那一天天气闷热潮湿,灰雾迷蒙,估计PM2.5已超标,实在不宜出门,却还是想出去走走,否则环视都是埋在霾中的楼,倒不如接接地气罢。
来到原先住过的市中心,沿复兴中路南昌路慢慢走,店面的变化自是意料中的,却也有几家十多年一直在那里,沿街的老房子老弄堂一如既往,只是靠街的几乎都变成店面,原本私密性质的墙在都市是难以保全私密的,大多外墙装饰粉刷过了,在潮湿闷热的下午,却似乎少了往日清朗多了些说不出的雾数,就像梅雨里那种甩不掉的粘感,路边泊满汽车,停着的汽车照样散发出霉了似的尾气味,窄掉一半的路自然更逼仄,粘答答也就成了物质性的存在,仿佛空间的某种质感。再看住过的老弄堂,本来算得宽敞的主弄堂,半壁江山被轿车占领,当然也是不奇怪的,大家都在买车拍牌照,尽管都在抱怨堵车停车难,弄堂口望进去,清清亮亮的弄堂像穿了紧身旗袍,样子也还不错,到底局促了,水泥路面显然也是有些年头不维修了,砂石色原本倒是古朴,此时却觉污糟糟,离开十多年常在心头念叨的弄堂,此时却不想再走进去。
弄堂口那几户人家大概已然出了租,木门换了铝合金,几个壮年男子上衣下摆翻卷叉腰挠头站门口聊天。回头,南昌大厦边的弄堂口,竹榻上的中年男还在放礼花,大概春节时剩下的,或为次品,礼花抖抖豁豁的,扑扑扑地上去一个,停几秒,再扑扑扑冲到梧桐树上闪个有气无力的花,路人不由皱眉,他却放个不亦乐乎,路边犹如客厅,将公共空间视为私人场所。这在电影里也许成风景。好比在网上常常看到的老城老照片,也是我们少时的现实生活:夏天大家搬张小桌子在门
口吃饭,晚上躺椅睡到暑气渐去才回自家屋子,周末一张水泥台子两块砖头横一根竹竿就是乒乓台不亦乐乎,弄堂晾满衣物,走过路过各家屋子的饭菜香串出来,空间的怀念里更多人情追思,张家姆妈的馄饨,李家爷叔的半导体,落雨了也不必担心晾晒在外的衣服,陈家阿婆会相帮收进来的,当然当然,其实一定有不少纠结尴尬的,公共厨房的水电分摊,公用面积的占用,房间不隔音,空间局促,但是,日子过去了,选择性的记忆中当然只抹上温情暖暖的光影。大家住房条件宽敞了,居住环境绿化了,一般邻里间打个招呼点个头已经算是不错了,若非噪音吵闹,是很少会去敲邻居的门的,却开始了怀念,在照片文字中怀念。

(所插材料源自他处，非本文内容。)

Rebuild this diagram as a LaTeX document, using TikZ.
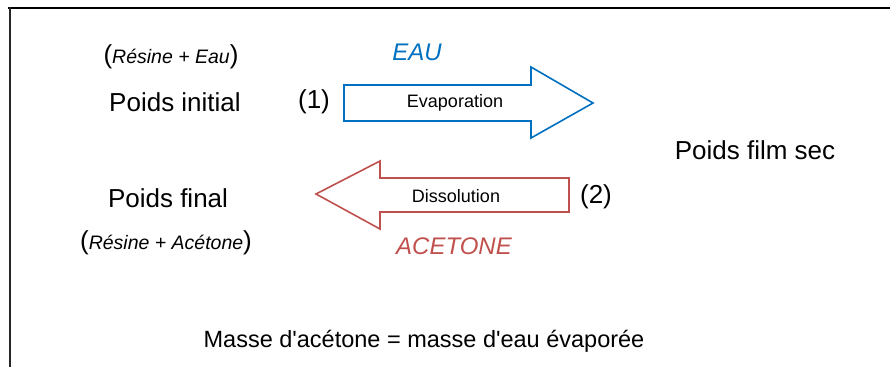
\documentclass[tikz,border=0pt]{standalone}
\usepackage{fontspec}
\setmainfont{Liberation Sans}
\definecolor{eaublue}{RGB}{0,112,192}
\definecolor{acered}{RGB}{192,80,77}
\begin{document}
\begin{tikzpicture}[x=1pt,y=-1pt,
  big/.style={inner sep=0pt,font=\fontsize{26}{30}\selectfont},
  mid/.style={inner sep=0pt,font=\fontsize{18}{22}\selectfont},
  itl/.style={inner sep=0pt,font=\fontsize{24}{28}\selectfont\itshape},
  arrowshape/.style={line width=1.6pt,line join=miter,fill=white}]
\useasboundingbox (0,0) rectangle (890,367);
% frame
\coordinate (tl) at (8.5,8);
\coordinate (tr) at (890,8);
\coordinate (bl) at (9.5,367);
\draw[line width=2.8pt] (7.5,8) -- (tr);
\draw[line width=2pt,black!85] (9.5,7) -- (bl);
% left texts
\node[big] (rese) at (171,57) {(\fontsize{19.5}{22}\selectfont\itshape Résine + Eau\fontsize{26}{30}\selectfont\upshape)};
\node[big] (pinit) at (175,102) {Poids initial};
\node[big] (pfinal) at (168,198) {Poids final};
\node[big] (resa) at (166,243) {(\fontsize{19.5}{22}\selectfont\itshape Résine + Acétone\fontsize{26}{30}\selectfont\upshape)};
% numbers
\node[big] (n1) at (314,102) {(1)};
\node[big] (n2) at (596,197) {(2)};
% labels
\node[itl,text=eaublue] (eau) at (417,52) {EAU};
\node[itl,text=acered] (ace) at (454,246) {ACETONE};
% arrows
\draw[arrowshape,draw=eaublue] (344,85) -- (531,85) -- (531,67) -- (593,103) -- (531,138) -- (531,121) -- (344,121) -- cycle;
\node[mid] (evap) at (455,103) {Evaporation};
\draw[arrowshape,draw=acered] (569,178) -- (380,178) -- (380,161) -- (316,194) -- (380,229) -- (380,212) -- (569,212) -- cycle;
\node[mid] (diss) at (456,196) {Dissolution};
% right text
\node[big] (pfs) at (755,150) {Poids film sec};
% bottom text
\node[inner sep=0pt,font=\fontsize{23.5}{28}\selectfont] (masse) at (424,341) {Masse d\textquotesingle acétone = masse d\textquotesingle eau évaporée};
\end{tikzpicture}
\end{document}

我们怀念的不是老房子那样局促的生活空间,逼仄的周遭环境,哪怕再是温馨,到底不方便的,我们怀念的是那些氛围,那种人和人之间的近距离相处,那是空间造成的因缘际会,却也因空间的变化而慢慢失落。大家空间差不多时,容易亲近,彼此空间大了,有了落差,重视私密了,自然有些生分,其实也是正常的,人性就是这么有时连自己也会无法释然。说起来,只要自己不冷漠,公寓小区也是可以有亲切的左邻右舍的,只要大家都把门开一开。都是明白人,不会不明白老房子其实并非如我们谈论的那么完美,就像这次旧居重游,看到粘答答的弄堂,被汽车占据的弄堂,原本心心念念的感觉确实淡了不少,老弄堂和现代人的生活方式、状态其实有些错落。但是,我们还是愿意谈论老房子,其实我们是在谈论老房子的人文生态,谈论老房子和人相处时的妥帖。妥帖来自哪里?邻里温情其一,距离产生美其二,更重要还是老房子的高低和道路比例是比较适合人居人行的,老房子周遭的道路不会那么冷漠的笔直宽阔,只宜汽车飞驰,不合市民行走,它有弯曲,有拐角,有斜线,小商小铺的即可解决生活之需,高楼的罡风冷风不会有,过马路不必要等两次红灯,更不会有走在高楼下紧张渺小之感。房子和街道有合适的比例,人和环境之间就有一种舒心的气场。
可是,现在的城市不仅商场办公楼,而且住宅小区也大多高楼大厦,又用那么多水泥钢筋玻璃的材质,与砖头木头气场和谐的人,自然要紧张焦虑不自在,连老房子也被包裹其中改了性情,我们只能一边谈论着亲切的老房子老环境,一边在粘滞生硬的现在的城里或者奔突或者权且,当然也剪不断理还乱。